While Sharp still had not succumbed to Anna’s revenge, Anna married Jereboam O. Beauchamp in 1824. At the time, Sharp was Kentucky’s Attorney General and the following year he was campaigning for a seat in legislature. His political enemies eagerly shared the tale of Anna Cooke and the stillborn child in hopes of dashing his political aspirations. Sharp denied the rumors and claimed that the midwife present when the child was delivered stated the baby was mulatto, insinuating the father was a Negro slave.
Beauchamp travelled to Frankfort where Sharp and his family was living. On November 6, 1825, he disguised himself with a mask when he knocked on the front door of the Sharp home at 2 a.m. When Sharp answered the door, there was a brief struggle before Beauchamp plunged a large dagger into the victim’s body, saying, “Die, you villain!”

Jereboam O. Beauchamp
After a 13-day trial in Frankfort, Beauchamp was found guilty of murder and sentenced to death by hanging. Anna insisted on staying with her husband in his jail cell. Together, they wrote The Confession of Jereboam O. Beauchamp which they hoped would be published and would save Beauchamp from being put to death. While the document admitted guilt, the couple wove a romantic story they believed would show Beauchamp was justified in killing Sharp and cause Governor Joseph Desha to commute the sentence.
Having no success getting the confession published, the couple was accused of attempting to bribe a guard to help them escape. They sent a plea Gov. Desha for a stay of execution which was denied on July 5. Anna and Jereboam decided to commit suicide together. After writing detailed instructions for their burial, the couple drank laudanum which Anna had smuggled into the jail concealed in her bosom. Their efforts were in vain as both lived.
With the execution scheduled for July 7, the couple revived their plan for suicide. Anna took another large dose of laudanum but could not keep it down, so she stabbed herself in the abdomen with a knife she had smuggled into the cell. Jereboam did likewise. As Anna was dying her ill-fated husband kissed her lips and uttered “For you I lived – for you I die.”
Fearful that Jereboam Beauchamp would bleed to death before he could be hanged, he was quickly taken to the gallows. Some 5,000 people had gathered in downtown Frankfort to witness the hanging – the first legal execution by hanging in Kentucky. Beauchamp assured attending clergy that he’d had a salvation experience the previous day and asked the 22nd Regiment musicians play Bonaparte’s Retreat from Moscow. At the gallows, he was too weak to stand and was held upright while the noose was placed around his neck.

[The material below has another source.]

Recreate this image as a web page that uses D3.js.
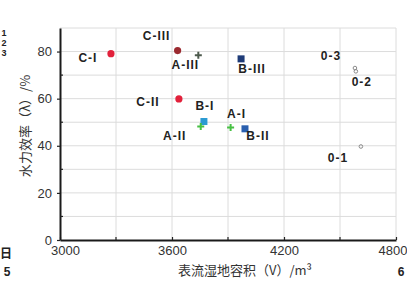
<!DOCTYPE html>
<html>
<head>
<meta charset="utf-8">
<script src="https://cdn.jsdelivr.net/npm/d3@7"></script>
<style>
  body { margin: 0; background: #fff; }
  svg { display: block; }
  .tick text { font-family: "Liberation Sans", Arial, sans-serif; font-size: 13px; fill: #333; }
  .lbl { font-family: "Liberation Sans", Arial, sans-serif; font-size: 12px; font-weight: bold; fill: #222; }
</style>
</head>
<body>
<svg id="chart" width="407" height="297"></svg>
<script>
// data
var names  = ["C-I", "C-III", "A-III", "B-III", "C-II", "B-I", "A-II", "A-I", "B-II", "0-3", "0-2", "0-1"];
var group  = ["C", "C3", "A3", "B3", "C", "B1", "A", "A", "B2", "O", "O", "O"];
var volume = [3273, 3630, 3741, 3970, 3637, 3771, 3754, 3914, 3991, 4580, 4585, 4612];
var effic  = [79.1, 80.4, 78.4, 76.9, 59.9, 50.3, 48.2, 47.8, 47.2, 73.0, 71.6, 39.7];
var xTicks = [3000, 3600, 4200, 4800];
var yTicks = [0, 20, 40, 60, 80];

var colors = { C: "#e2213b", C3: "#9b2a30", A3: "#4d5a4d", B3: "#1f3c78", B1: "#2b9ad2",
               A: "#47c043", B2: "#2a5fae", O: "#8a8a8a" };
// label offsets from each point (px)
var labelOff = [[-23, 5], [-21, -14], [-13, 11], [11, 11], [-31, 4], [1, -15],
                [-26, 10], [6, -13], [13, 8], [-24, -11], [6, 11], [-23, 12]];

var svg = d3.select("#chart");
var dim = { left: 60, right: 11, top: 28, bottom: 57, w: 407, h: 297 };

var xScale = d3.scaleLinear().domain([3000, 4800]).range([dim.left, dim.w - dim.right]);
var yScale = d3.scaleLinear().domain([0, 90]).range([dim.h - dim.bottom, dim.top]);

// grid
svg.append("g").selectAll("line.vg")
   .data(d3.range(3300, 4801, 300))
   .enter().append("line")
   .attr("x1", function(d) { return xScale(d); }).attr("x2", function(d) { return xScale(d); })
   .attr("y1", yScale(0)).attr("y2", yScale(90))
   .style("stroke", "#dcdcdc").style("stroke-width", 1);
svg.append("g").selectAll("line.hg")
   .data(d3.range(10, 91, 10))
   .enter().append("line")
   .attr("x1", xScale(3000)).attr("x2", xScale(4800))
   .attr("y1", function(d) { return yScale(d); }).attr("y2", function(d) { return yScale(d); })
   .style("stroke", "#dcdcdc").style("stroke-width", 1);

// axes
var xAxis = d3.axisBottom(xScale).tickValues(xTicks).tickSizeInner(-3).tickSizeOuter(0).tickPadding(6).tickFormat(d3.format("d"));
var gx = svg.append("g").attr("transform", "translate(0," + yScale(0) + ")").call(xAxis);
var yAxis = d3.axisLeft(yScale).tickValues(yTicks).tickSize(3).tickSizeOuter(0).tickPadding(5);
var gy = svg.append("g").attr("transform", "translate(" + xScale(3000) + ",0)").call(yAxis);
// minor ticks
svg.append("g").selectAll("line")
   .data(d3.range(10, 90, 20))
   .enter().append("line")
   .attr("x1", xScale(3000)).attr("x2", xScale(3000) + 3)
   .attr("y1", function(d) { return yScale(d); }).attr("y2", function(d) { return yScale(d); })
   .style("stroke", "#222").style("stroke-width", 1.2);
svg.append("g").selectAll("line")
   .data([3300, 3900, 4500])
   .enter().append("line")
   .attr("x1", function(d) { return xScale(d); }).attr("x2", function(d) { return xScale(d); })
   .attr("y1", yScale(0)).attr("y2", yScale(0) - 3)
   .style("stroke", "#222").style("stroke-width", 1.2);
[gx, gy].forEach(function(g) {
  g.select(".domain").style("stroke", "#1a1a1a").style("stroke-width", 2);
  g.selectAll(".tick line").style("stroke", "#222").style("stroke-width", 1.2);
});
gx.selectAll(".tick text").filter(function(d) { return d == 3000; }).attr("dx", 5);
gx.selectAll(".tick text").filter(function(d) { return d == 4800; })
  .attr("text-anchor", "end").attr("x", 11);

// points
var pts = svg.append("g");
names.forEach(function(n, i) {
  var cx = xScale(volume[i]), cy = yScale(effic[i]), g = group[i], c = colors[g];
  if (g[0] == "C") {
    pts.append("circle").attr("cx", cx).attr("cy", cy).attr("r", 3.6).style("fill", c);
  } else if (g[0] == "A") {
    pts.append("path").attr("d", "M" + (cx - 3.5) + "," + cy + "h7M" + cx + "," + (cy - 3.5) + "v7")
       .style("stroke", c).style("stroke-width", 2);
  } else if (g[0] == "B") {
    pts.append("rect").attr("x", cx - 3.5).attr("y", cy - 3.5).attr("width", 7).attr("height", 7).style("fill", c);
  } else {
    pts.append("circle").attr("cx", cx).attr("cy", cy).attr("r", 1.8)
       .style("fill", "none").style("stroke", c).style("stroke-width", 1);
  }
  pts.append("text").attr("class", "lbl")
     .attr("x", cx + labelOff[i][0]).attr("y", cy + labelOff[i][1])
     .attr("text-anchor", "middle").attr("dominant-baseline", "middle")
     .style("letter-spacing", "1px")
     .text(n);
});

// axis titles
svg.append("text")
   .attr("transform", "translate(26," + 126 + ") rotate(-90)")
   .attr("text-anchor", "middle").attr("dominant-baseline", "middle")
   .style("font-family", "'Noto Sans CJK SC', sans-serif").style("font-size", "13px").style("fill", "#333")
   .text("水力效率（λ）/%");
svg.append("text")
   .attr("x", 245).attr("y", 271)
   .attr("text-anchor", "middle").attr("dominant-baseline", "middle")
   .style("font-family", "'Noto Sans CJK SC', sans-serif").style("font-size", "13px").style("fill", "#333")
   .text("表流湿地容积（V）/m³");

// stray page fragments at the edges
var frag = [["1", 4, 34, 9], ["2", 4, 44, 9], ["3", 4, 54, 9], ["日", 6, 255, 12], ["5", 7, 273, 12], ["6", 401, 273, 12]];
svg.append("g").selectAll("text").data(frag).enter().append("text")
   .attr("x", function(d) { return d[1]; }).attr("y", function(d) { return d[2]; })
   .attr("text-anchor", "middle").attr("dominant-baseline", "middle")
   .style("font-family", function(d) { return d[0] == "日" ? "'Noto Sans CJK SC', sans-serif" : "'Liberation Sans', Arial, sans-serif"; })
   .style("font-size", function(d) { return d[3] + "px"; })
   .style("font-weight", "bold").style("fill", "#222")
   .text(function(d) { return d[0]; });
</script>
</body>
</html>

The Beauchamp grave with Anna’s epitaph engraved on the stone.
Beauchamp’s father took charge of the bodies of Anna and Jereboam. Per Jereboam’s written instructions, they were interred in a single coffin in which “we wish to be placed with my wife’s head on my right arm, and that confined round upon her bosom.” A month before their deaths, Anna wrote a 32-line epitaph for their tombstone in Maple Grove Cemetery in Bloomfield.
Beauchamp’s confession document was published later the same year. A collection of Anna’s letters was also published although their authenticity was contested. Dr. Leander Sharp wrote Vindication of the character of the late Col. Solomon P. Sharp, hopeful it would remove the tarnished image of his late brother. The document was not published due to multiple threats from individuals mentioned in the document; it was found in the Sharp home decades later. The tragedy caught the attention of Edgar Allen Poe and inspired his unfinished play, Politian. At least nine other literary works by various authors were based on the infamous Kentucky Tragedy.
Sam Terry’s My Kentucky column appears weekly in Jobe Publishing newspapers in celebration of the 225th anniversary of Kentucky statehood.